US man killed in Andamans wanted to ‘blend’ with tribals, stay on their island
John Allen Chau, 27, was feared killed in North Sentinel Island, home to between 40 and 200 Sentinelese, the last known uncontacted tribe in the world.
American citizen John Allen Chau stripped down to black underpants in an attempt to blend with the Sentinelese tribe as one of their own when he went to the prohibited island for the second and last time on November 17, according to the deposition of the three fisherman who allegedly helped him sneak into the restricted territory.
Chau, 27, was feared killed in North Sentinel Island, home to between 40 and 200 Sentinelese, the last known uncontacted tribe in the world.
Officers familiar with the investigation said that the three fishermen, who have been arrested and are being interrogated by the Andaman police, said that Chau took a bag on the night of November 16 and hid it somewhere on the island. The bag contained his passport, clothes, belongings, first-aid kit, multi-vitamins and other essential items he brought from the US. This was perceptibly so that he could access the items without the Sentinelese knowing about them after he made contact with them the following morning.
The fishermen told the police that Chau believed he would gain the trust of the Sentinelese by dressing like them, and would in time show the items to the islanders. The fishermen said he wanted to stay in the island for “several months”. Police said that Chau told the fishermen that he had seen a video of the tribals curiously touching the clothes of officials from the only time a government team landed on the shores in the mid-1960s.
“We do not know what has happened to the packet Chau hid on the island,” said a senior police officer who asked not to be named.
“Maybe the Sentinelese found it and destroyed it. It is possible that the packet is still there. Chau feared he would be shot again and also kept items such as forceps, a safety pin, and medicine to stop bleeding and to help blood clot,” the officer added.
The three fishermen also told the police that the Sentinelese after shooting at Chau on November 16 (the arrow hit Chau’s Bible when he went to the island the first time) destroyed his Kayak, because of which he had to swim around 300m-400m to reach the boat where the fishermen were waiting.
In notes that Chau left behind on the boat on November 17 before going back to the island, he wrote that he had to swim over 300m back to the boat at night. “…I am scared, I don’t want to die. Would it be wiser to leave and let someone else take my place to continue and preach god’s message,” the note in the diary read.
The police team which has been conducting a recce of the prohibited island from the water returned on Monday afternoon and reported that a group of Sentinelese were hiding in the trees and keeping an eye on the police. The tribals, they said, seemed to have their own “police set-up” to keep an eye on outsiders.
Until Monday, the Andaman police, along with the Coast Guard, have done one aerial survey above the island and three trips near the island to try and figure out a way to retrieve Chau’s body without disturbing the Sentinelese.

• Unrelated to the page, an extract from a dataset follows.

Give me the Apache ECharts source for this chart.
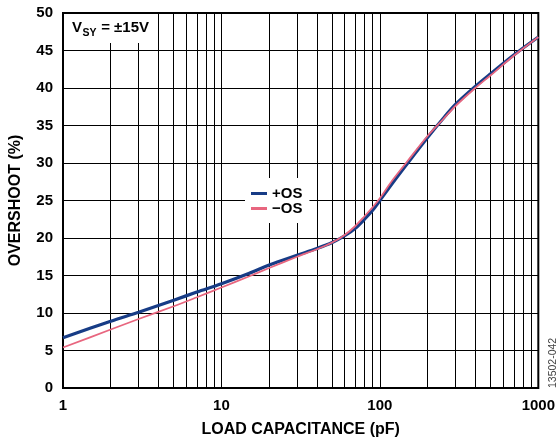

Andaman Police chief Dependra Pathak confirmed the development. “Initially they were hiding and did not come to the beach. They are now on guard and have been spotted in groups watching the police teams,” he said.
Pathak said police are regularly holding meetings with anthropologists and experts to find a way of communicating with the Sentinelese.
“Though we have the statements of the three fishermen, we are recreating the scene of events to be crystal clear about how Chau landed on the beach. It is a challenging case, but we will make all attempts and work round the clock to retrieve Chau’s body,” he said.